Because Newkirk, a recently retired English professor at the University of New Hampshire, has long specialized in the field of teaching writing, most of his examples of how to work with students so they feel emotional safe and willing to take risks come from the writing classroom. In this regard, the book may be best suited for English teachers and university instructors teaching intro writing courses. To this end, Newkirk is very clear about our need to encourage teachers to focus on helping students build learning strategies when reading — look for salient facts that reverberate with them individually; pay attention to the emotional impact of reading, the feeling of being with the book; and identify thematic links that anchor both the salient facts and the emotional connections.
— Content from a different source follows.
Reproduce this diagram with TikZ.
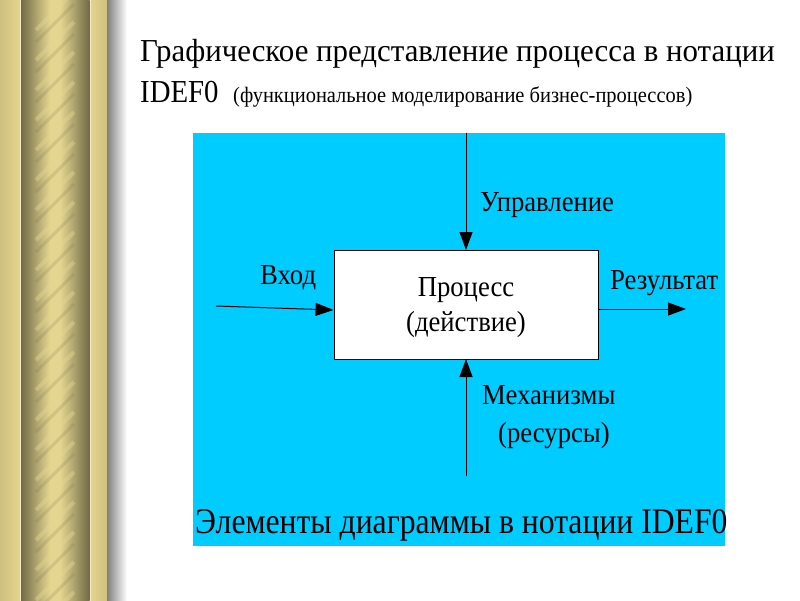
\documentclass[tikz,border=0pt]{standalone}
\usepackage{fontspec}
\setmainfont{Liberation Serif}
\newfontfamily\condA[FakeStretch=0.92]{Liberation Serif}
\newfontfamily\condB[FakeStretch=0.88]{Liberation Serif}
\newfontfamily\condC[FakeStretch=0.93]{Liberation Serif}
\newfontfamily\titlef[FakeStretch=0.965]{Liberation Serif}
\newfontfamily\idef[FakeStretch=0.9]{Liberation Serif}
\usetikzlibrary{arrows.meta}
\definecolor{cyanbg}{RGB}{0,204,255}
\definecolor{goldlight}{RGB}{228,214,144}
\definecolor{goldmid}{RGB}{206,192,126}
\definecolor{golddark}{RGB}{112,106,70}
\tikzset{
  lbl/.style={font=\condA\fontsize{29}{35}\selectfont, inner sep=0pt},
  flow/.style={line width=1pt, -{Triangle[length=18pt,width=13pt]}},
  procbox/.style={draw=black, line width=1pt, fill=white, minimum width=264pt, minimum height=109pt, inner sep=0pt}
}
\begin{document}
\begin{tikzpicture}[x=1pt,y=-1pt]
\useasboundingbox (0,0) rectangle (800,600);
\fill[white] (0,-2) rectangle (800,602);
% left decoration
\fill[goldlight] (0,-2) rectangle (107,602);
\shade[left color=goldmid, right color=goldlight] (0,-2) rectangle (20,602);
\shade[left color=goldlight, right color=goldmid] (90,-2) rectangle (107,602);
\shade[left color=golddark, right color=goldlight] (20.5,-2) rectangle (50,602);
\fill[goldlight] (50,-2) rectangle (60,602);
\shade[left color=goldlight, right color=golddark] (60,-2) rectangle (89.5,602);
\begin{scope}
\clip (32,-2) rectangle (78,602);
\foreach \k in {0,...,20}{
  \draw[goldlight, line width=4pt, opacity=0.45] (36,{\k*30+30}) -- (74,{\k*30-8});
  \draw[golddark, line width=3pt, opacity=0.18] (36,{\k*30+42}) -- (74,{\k*30+4});
}
\end{scope}
\draw[goldlight!50!white, line width=0.8pt] (20,-2) -- (20,602);
\draw[goldlight!50!white, line width=0.8pt] (90,-2) -- (90,602);
\shade[left color=black!50, right color=white] (107,-2) rectangle (127,602);
% title
\node[anchor=base west, inner sep=0pt, font=\titlef\fontsize{32}{36}\selectfont] (t1) at (140,61) {Графическое представление процесса в нотации};
\node[anchor=base west, inner sep=0pt, font=\idef\fontsize{32}{36}\selectfont] (t2) at (140,102) {IDEF0};
\node[anchor=base west, inner sep=0pt, font=\condC\fontsize{22}{26}\selectfont] (t3) at (233,102) {(функциональное моделирование бизнес-процессов)};
% blue panel
\fill[cyanbg] (193,133) rectangle (725,546);
\node[procbox] (proc) at (466,304.5) {};
\node[lbl, anchor=base] (ptext1) at (466,296) {Процесс};
\node[lbl, anchor=base] (ptext2) at (466,331) {(действие)};
\coordinate (ctop) at (466,133);
\coordinate (inl) at (216,306);
\coordinate (outr) at (686,309);
\coordinate (mbot) at (466,476);
\draw[flow] (ctop) -- (466,250);
\draw[flow] (inl) -- (proc.west |- 0,310);
\draw[flow] (proc.east |- 0,309) -- (outr);
\draw[flow] (mbot) -- (466,359);
\node[lbl, anchor=base west] (ctl) at (480,211) {Управление};
\node[lbl, anchor=base west] (inp) at (260,284) {Вход};
\node[lbl, anchor=base west] (res) at (610,289) {Результат};
\node[lbl, anchor=base west] (mech) at (482,404) {Механизмы};
\node[lbl, anchor=base west] (res2) at (498,442) {(ресурсы)};
\node[anchor=base west, inner sep=0pt, font=\condB\fontsize{36}{40}\selectfont] (bot) at (195,533) {Элементы диаграммы в нотации IDEF0};
\end{tikzpicture}
\end{document}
Perhaps more important, he wants us to “tell a better story,” as he puts it, about writing. This means that we focus not on teaching strict organizational structure (the five-paragraph essay, for instance, or the single strategy of claim and evidence) but on improvisation — the exploration of possibilities so critical not just to creative writing but also to analytical fluency. Helping students understand the process of improvisation — the weaving of emotional and intellectual engagement with a subject — has been widely explored in recent decades. The problem is more in our resistance to embracing it in schools. Newkirk makes a strong argument here for how helping students understand and employ the writing process will also help them work through any embarrassment they might have at the start of any project (it’s sloppy every time) in order to produce writing of value.

Of course, Newkirk does offer examples of useful approaches in math and other subjects — and, with a little imagination, the lessons can be applied to any course. He also focuses on more general, multimodal teaching strategies that can be applied across the board. What matters most is that we acknowledge the role of emotions in learning and come to greater clarity about how we help students manage them.

Newkirk also addresses the question of grit — or rather the misunderstanding of the role of grit in learning. “The qualities of persistence that we can call ‘grit’ or ‘stamina,’” he writes, “are really by-products (or perhaps the outer appearance) of a capacity for sustained engagement, for keeping things in motion. If we make grit the goal, we are telling the wrong story.”

There’s much to admire here, including Newkirk’s willingness to explore the role of emotions in his own learning and professional life. He also draws lessons from top athletes — all of whom needed to persevere increasing levels of challenge and a steady flow of setbacks. In particular, we like how the book ends, shifting the focus from how we support students in embracing and managing the range of emotions woven throughout the learning process to support teachers themselves in embracing the range of emotions woven throughout the teaching life.

Newkirk acknowledges how hard this is — especially when it comes to voicing our heartfelt views with colleagues. “Sometimes we may fear retribution, but usually the discomfort is enough to shut us down. To speak up violates a desire that I think we all have to be cooperative human beings, to perform in an agreed-upon way and avoid embarrassment. There is a real seduction in following the rules, going with the consensus (even an artificial one) — it eases stress both for us and for others in the room.”

There is personal value is speaking up, of course. We feel better in the long run. To this end, Newkirk argues for a greater dose of “self-generosity” — for a better, kinder, braver voice in our head, especially one that can see our shortcomings, mistakes, failures, embarrassments clearly, but then let them go. Move on with self-respect in tact.

But we can’t help but also see a sneaky plea here  — for educators who want to resist the increasingly damaging stream of politicized mandates and broad policies that undermine learning — that, in fact, completely miss the role of emotion in learning — and in doing so acknowledge the deep humanity at play each day in school. Teaching and learning, both, are deeply emotional undertakings. We do it best when we see each other fully.